11 Toutefois, l’obstacle plus important à l’application des principes du mandat était l’exigence de ratification. Le juge Warren a conclu que pour bénéficier de la police, Can-Dive, en sa qualité de mandant, devrait ratifier les mesures prises en son nom par Fraser River pour que la police protège Can-Dive en tant que membre de la catégorie des «autres assurés». Pour qu’il y ait ratification subséquente, trois conditions initiales doivent être remplies: a) le mandataire apparent doit avoir déclaré au tiers qu’il agissait au nom du mandant apparent, b) le mandant apparent devait avoir la capacité d’agir au moment où l’acte a été accompli, et c) le mandant apparent doit avoir la capacité juridique d’accomplir l’acte au moment de la ratification. Le juge Warren a conclu que ces trois conditions initiales étaient remplies dans les circonstances. La première condition était remplie par l’inclusion de la «Clause de fiducie», qui indiquait aux assureurs que Fraser River pourrait agir comme mandataire de certaines parties non désignées nommément qui pourraient ultérieurement ratifier l’acte et devenir d’«autres assurés» au sens de la police.

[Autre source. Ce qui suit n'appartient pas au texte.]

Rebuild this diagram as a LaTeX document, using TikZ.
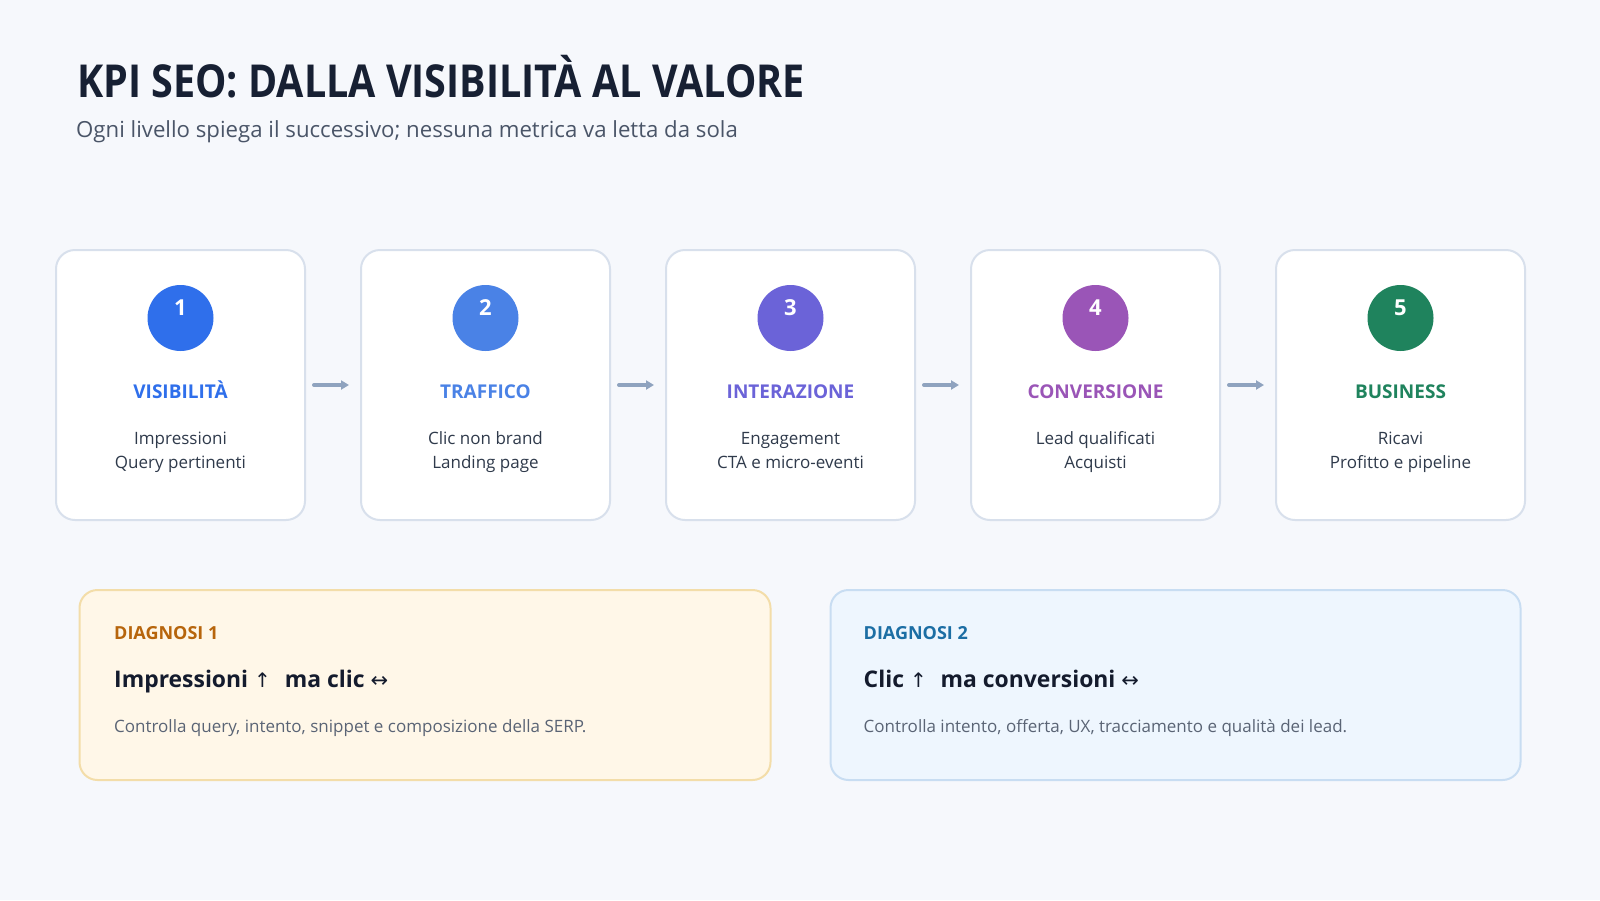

Les deuxième et troisième conditions étaient remplies du fait que Fraser River et Can-Dive étaient des personnes morales dotées de la capacité d’agir pendant toute la période pertinente.

12 Cependant, à supposer que tous ces obstacles initiaux aient été surmontés, il restait à accomplir comme dernière condition un acte véritable de ratification expresse ou implicite. Le juge Warren a décidé que le seul acte de ratification de Can-Dive avait consisté à modifier sa défense en apprenant l’existence de la police et l’étendue possible de la protection qu’elle offrait. Sans avoir conclu que Can-Dive ne pouvait pas, après le sinistre, ratifier son inclusion dans la catégorie des «autres assurés» au sens de la police, le juge Warren a décidé que la possibilité d’une ratification s’était dissipée lorsque Fraser River et les assureurs avaient convenu, dans l’entente de juin 1991, d’intenter une action en dommages‑intérêts contre Can-Dive. Cette entente avait eu pour effet de modifier les stipulations de la police, étant donné qu’une action contre Can-Dive aurait été fondamentalement incompatible avec la portée existante de la clause des «autres assurés». Par conséquent, aucune ratification valide de la police n’aurait été possible après cette date.

13 L’argument de Can-Dive a également reçu un coup fatal en raison de la conclusion du juge Warren que, même à supposer que les conditions d’une ratification aient été remplies, Can-Dive n’avait fourni aucune contrepartie aux assureurs; le simple affrètement du navire de Fraser River était insuffisant pour constituer une contrepartie qui permettrait de considérer que Can‑Dive était, en application des principes du mandat, légalement partie au contrat intervenu entre Fraser River et les assureurs. En définitive, le juge Warren a fait droit à l’action pour négligence intentée par Fraser River.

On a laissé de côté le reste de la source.